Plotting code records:

--

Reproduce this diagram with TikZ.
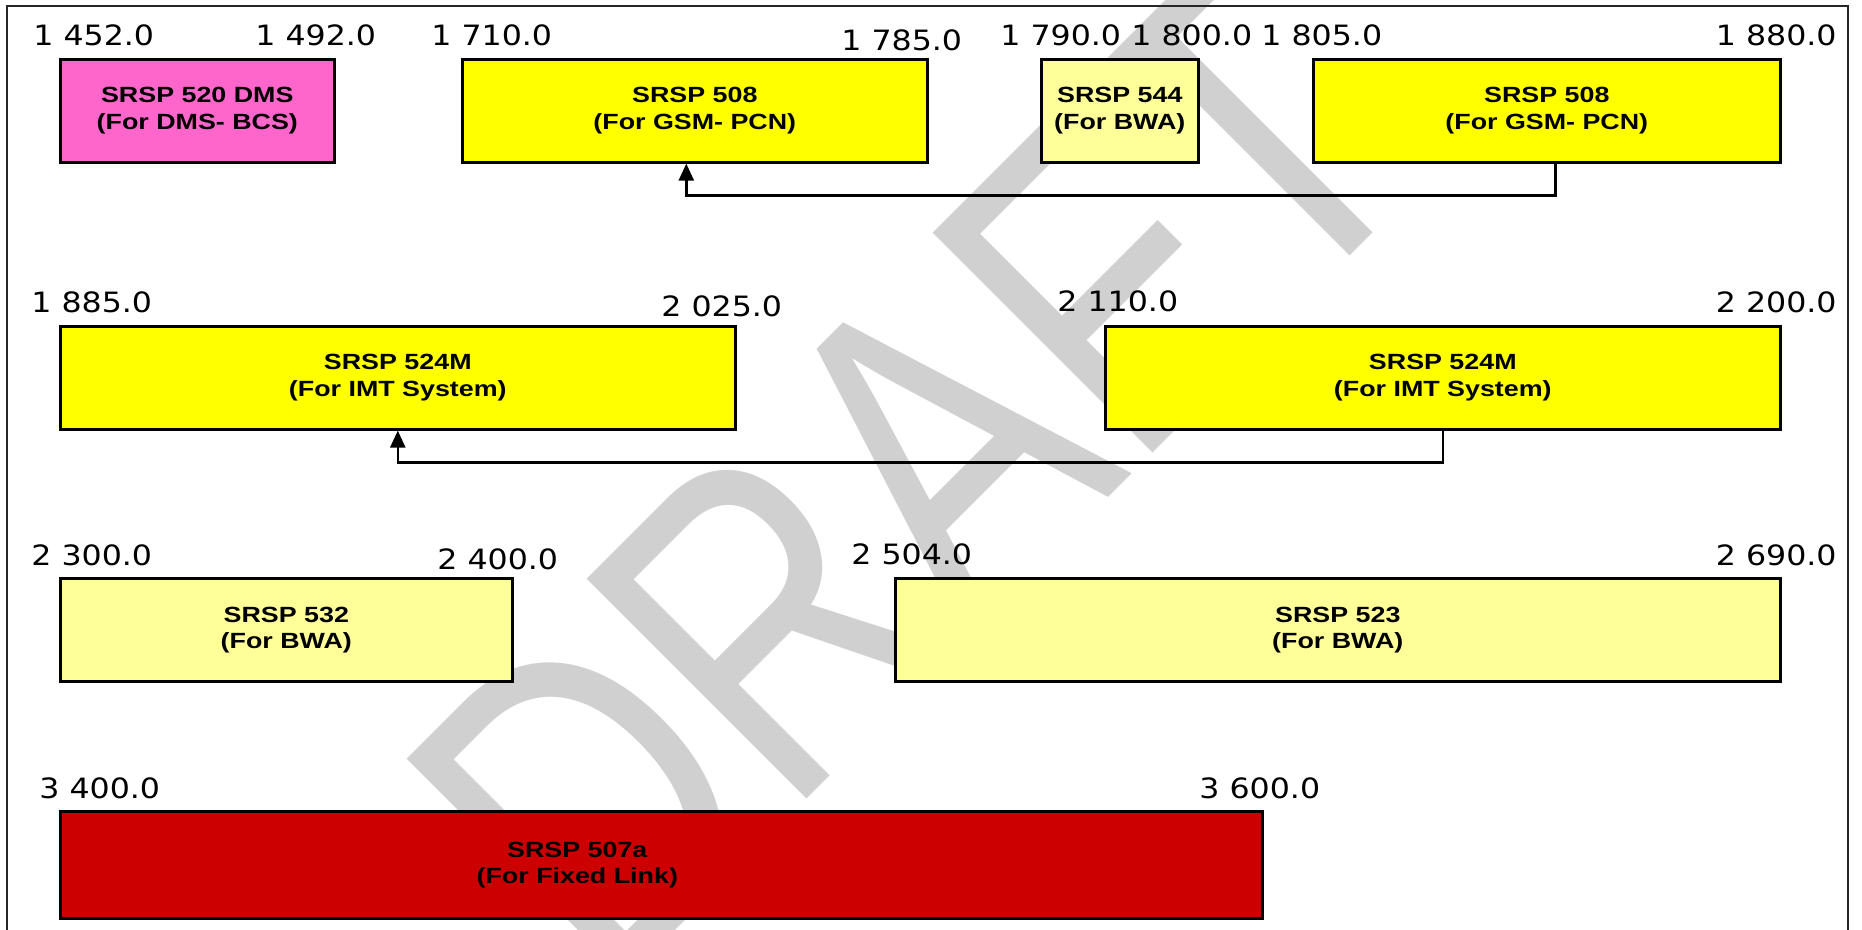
\documentclass[tikz,border=0pt]{standalone}
\usepackage{fontspec}
\usepackage{xcolor}
\definecolor{Pink}{HTML}{FF66CC}
\definecolor{Lemon}{HTML}{FFFF00}
\definecolor{Cream}{HTML}{FFFF99}
\definecolor{Crimson}{HTML}{CC0000}
\definecolor{Wmark}{HTML}{D0D0D0}
\newfontface\boxfont{Liberation Sans Bold}[FakeStretch=1.22]
\newfontface\tickfont{DejaVu Sans}[FakeStretch=1.13]
\newfontface\wmfont{Liberation Sans}[FakeStretch=0.78]
\usepackage{tikz}
\usetikzlibrary{arrows.meta,positioning}

\begin{document}
\begin{tikzpicture}[x=0.5pt,y=-0.5pt,
  band/.style={draw=black,line width=1.3pt,anchor=north west,minimum height=51.5pt,inner sep=0pt},
  boxtext/.style={font=\boxfont\fontsize{11}{13.2}\selectfont,align=center},
  tick/.style={font=\tickfont\fontsize{14}{14}\selectfont,inner sep=0pt},
  link/.style={line width=1.2pt,-{Triangle[width=7.5pt,length=8.5pt]}}]
\useasboundingbox (0,0) rectangle (1862,930);
% watermark
\node[rotate=45,text=Wmark,inner sep=0pt,font=\wmfont\fontsize{226}{226}\selectfont] (wm) at (912,474) {DRAFT};
% frame
\draw[line width=0.8pt,black!85] (7,935) -- (7,6) -- (1848,6) -- (1848,935);
% row 1
\node[band,fill=Pink,minimum width=137pt] (b520) at (59,58) {};
\node[boxtext] at (b520) {SRSP 520 DMS\\(For DMS- BCS)};
\node[band,fill=Lemon,minimum width=232.5pt] (b508a) at (461,58) {};
\node[boxtext] at (b508a) {SRSP 508\\(For GSM- PCN)};
\node[band,fill=Cream,minimum width=78.5pt] (b544) at (1040,58) {};
\node[boxtext] at (b544) {SRSP 544\\(For BWA)};
\node[band,fill=Lemon,minimum width=233.5pt] (b508b) at (1312,58) {};
\node[boxtext] at (b508b) {SRSP 508\\(For GSM- PCN)};
\node[tick,anchor=base west] (t1452) at (33,46) {1 452.0};
\node[tick,anchor=base west] (t1492) at (255,46) {1 492.0};
\node[tick,anchor=base west] (t1710) at (431,46) {1 710.0};
\node[tick,anchor=base west] (t1785) at (841,51) {1 785.0};
\node[tick,anchor=base west] (t1790) at (1000,46) {1 790.0};
\node[tick,anchor=base west] (t1800) at (1131,46) {1 800.0};
\node[tick,anchor=base west] (t1805) at (1261,46) {1 805.0};
\node[tick,anchor=base east] (t1880) at (1837,46) {1 880.0};
\draw[link] ([xshift=4.25pt]b508b.south) -- ++(0,-16pt) -| ([xshift=-4.25pt]b508a.south);
% row 2
\node[band,fill=Lemon,minimum width=337.5pt] (b524a) at (59,325) {};
\node[boxtext] at (b524a) {SRSP 524M\\(For IMT System)};
\node[band,fill=Lemon,minimum width=337.5pt] (b524b) at (1104,325) {};
\node[boxtext] at (b524b) {SRSP 524M\\(For IMT System)};
\node[tick,anchor=base west] (t1885) at (31,313) {1 885.0};
\node[tick,anchor=base west] (t2025) at (661,317) {2 025.0};
\node[tick,anchor=base west] (t2110) at (1057,312) {2 110.0};
\node[tick,anchor=base east] (t2200) at (1837,313) {2 200.0};
\draw[link] (b524b.south) -- ++(0,-16pt) -| (b524a.south);
% row 3
\node[band,fill=Cream,minimum width=226pt] (b532) at (59,577) {};
\node[boxtext] at (b532) {SRSP 532\\(For BWA)};
\node[band,fill=Cream,minimum width=442.5pt] (b523) at (894,577) {};
\node[boxtext] at (b523) {SRSP 523\\(For BWA)};
\node[tick,anchor=base west] (t2300) at (31,565) {2 300.0};
\node[tick,anchor=base west] (t2400) at (437,569) {2 400.0};
\node[tick,anchor=base west] (t2504) at (851,564) {2 504.0};
\node[tick,anchor=base east] (t2690) at (1837,565) {2 690.0};
% row 4
\node[band,fill=Crimson,minimum width=601pt,minimum height=53.5pt] (b507) at (59,810) {};
\node[boxtext] at ([xshift=-42pt]b507.center) {SRSP 507a\\(For Fixed Link)};
\node[tick,anchor=base west] (t3400) at (39,798) {3 400.0};
\node[tick,anchor=base west] (t3600) at (1199,798) {3 600.0};
\end{tikzpicture}
\end{document}
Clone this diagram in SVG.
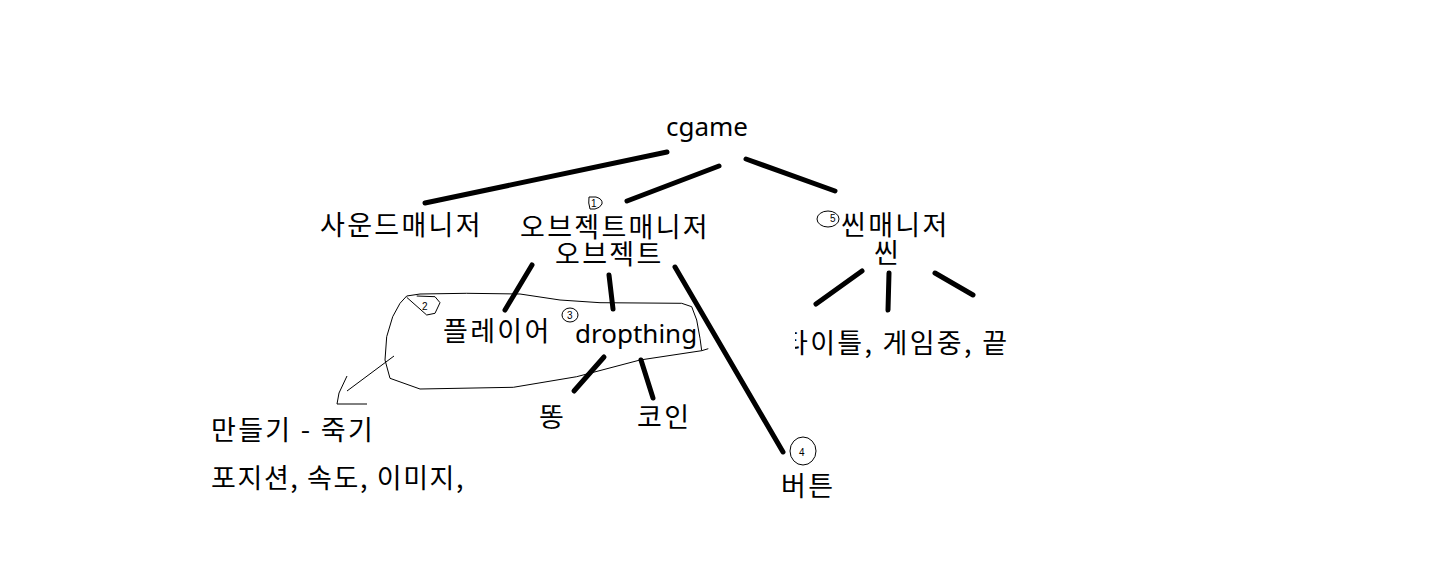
<svg xmlns="http://www.w3.org/2000/svg" width="1432" height="583" viewBox="0 0 1432 583">
<style>
.t{font-family:"Noto Sans CJK KR","Noto Sans",sans-serif;font-size:27px;letter-spacing:2.3px;fill:#000}
.e{font-family:"Noto Sans","Noto Sans CJK KR",sans-serif;font-size:26px;fill:#000}
.l{stroke:#000;stroke-width:5;stroke-linecap:round;fill:none}
.s{stroke:#000;stroke-width:1;fill:none;stroke-linejoin:round}
.n{font-family:"Liberation Sans",sans-serif;font-size:10px;fill:#000}
</style>
<defs>
<clipPath id="cl"><rect x="795" y="300" width="300" height="80"/></clipPath>
</defs>
<rect width="1432" height="583" fill="#fff"/>
<g id="connectors">
<line class="l" x1="667" y1="152" x2="425" y2="203"/>
<line class="l" x1="719" y1="166" x2="627" y2="201"/>
<line class="l" x1="746" y1="159" x2="835" y2="191"/>
<line class="l" x1="532" y1="265" x2="505" y2="310"/>
<line class="l" x1="609" y1="275" x2="613" y2="309"/>
<line class="l" x1="675" y1="267" x2="783" y2="452"/>
<line class="l" x1="604" y1="357" x2="574" y2="391"/>
<line class="l" x1="641" y1="360" x2="653" y2="398"/>
<line class="l" x1="862" y1="271" x2="816" y2="304"/>
<line class="l" x1="889" y1="273" x2="888" y2="310"/>
<line class="l" x1="935" y1="273" x2="973" y2="295"/>
</g>
<g id="outline">
<path class="s" d="M406.7,296 L420,294 L466.7,293.3 L520,294 L560,300 L600,302.7 L681.7,303.3 L691.7,306.7 L696.7,320 L700,338.3 L701.7,350.7 L708.3,348.7 M701.7,350.7 L640,360 L576.7,376.7 L513.3,387.3 L420,389 L390,378.3 L385,360 L386.7,336.7 L392.7,316.7 L400,303.3 L406.7,296"/>
<path class="s" d="M406.7,297.3 L426.7,315 L435,313.3 L440,302.7 L435,296.7 L416.7,296"/>
<path class="s" d="M394,356 L347,391 M347,376 L339,393 L337,404 L367,404"/>
</g>
<g id="marks">
<path class="s" d="M589,197 L596,197 Q603,199 602,204 Q600,208 595,209 L590,209 Q588,203 589,197 Z"/>
<text class="n" x="591" y="207">1</text>
<text class="n" x="422" y="310">2</text>
<ellipse class="s" cx="570" cy="315" rx="8" ry="7"/>
<text class="n" x="567" y="319">3</text>
<ellipse class="s" cx="803" cy="451" rx="13" ry="14"/>
<text class="n" x="799" y="456">4</text>
<ellipse class="s" cx="828" cy="219" rx="11" ry="8"/>
<text class="n" x="830" y="222">5</text>
</g>
<g id="cgame"><text class="e" x="666" y="136">cgame</text></g>
<g id="sound"><text class="t" x="320" y="235">사운드매니저</text></g>
<g id="objmgr"><text class="t" x="520" y="237">오브젝트매니저</text><text class="t" x="555" y="264">오브젝트</text></g>
<g id="scenemgr"><text class="t" x="841" y="235">씬매니저</text><text class="t" x="874" y="263">씬</text></g>
<g id="scenes"><text class="t" x="783" y="353" clip-path="url(#cl)">타이틀, 게임중, 끝</text></g>
<g id="player"><text class="t" x="443" y="341">플레이어</text></g>
<g id="dropthing"><text class="e" x="575" y="343">dropthing</text></g>
<g id="ddong"><text class="t" x="539" y="427">똥</text></g>
<g id="coin"><text class="t" x="637" y="427">코인</text></g>
<g id="button"><text class="t" x="781" y="496">버튼</text></g>
<g id="note"><text class="t" x="211" y="440">만들기 - 죽기</text><text class="t" x="211" y="488" style="letter-spacing:1.6px">포지션, 속도, 이미지,</text></g>
</svg>
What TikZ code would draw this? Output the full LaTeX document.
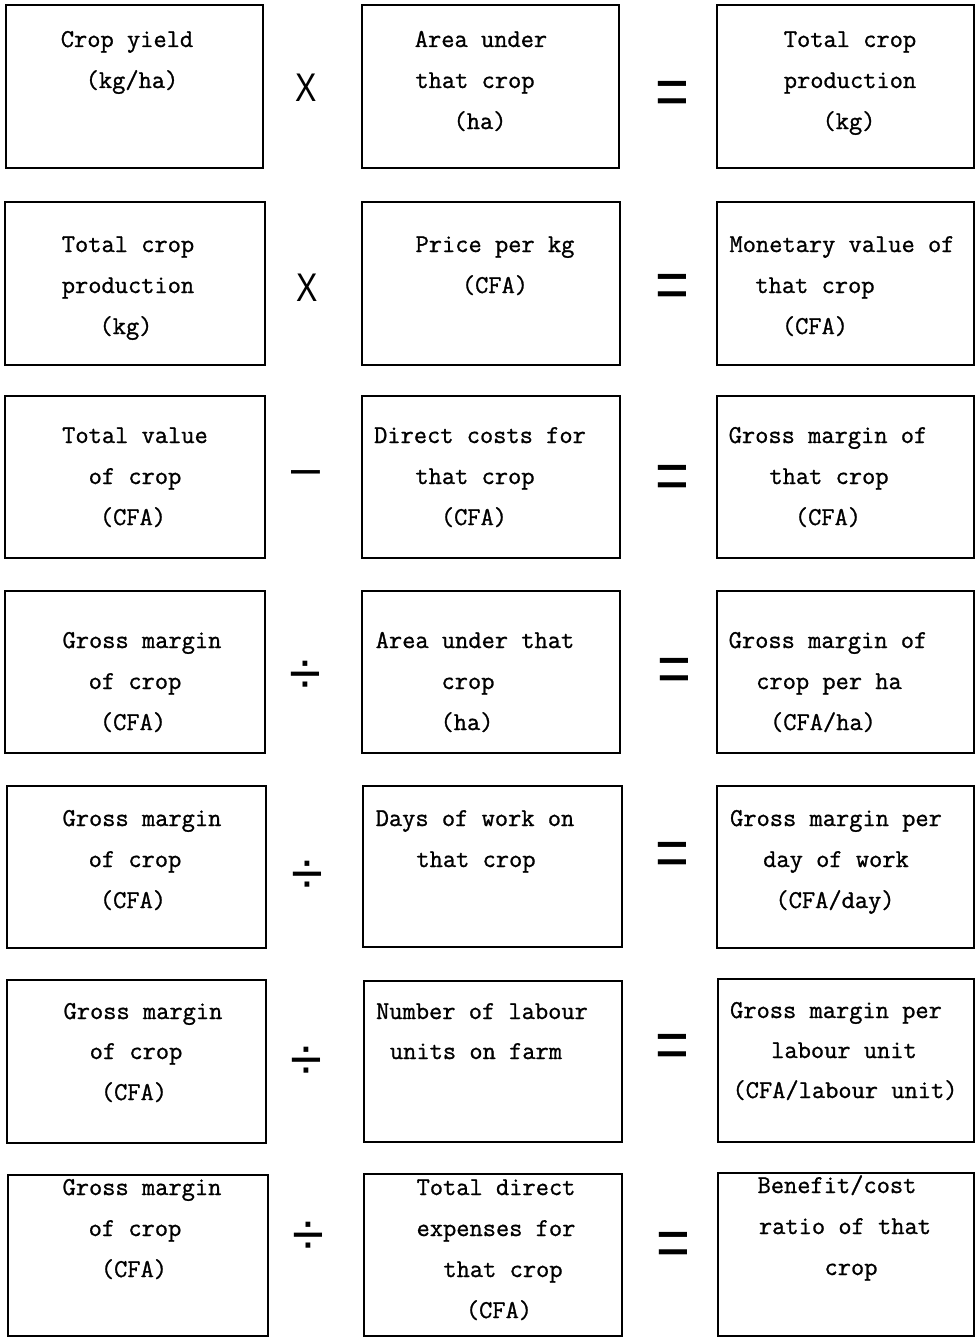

--

Some lines of the data may hold the word "this". Say how many do, with nothing else.

### FINISHED ANSWER
3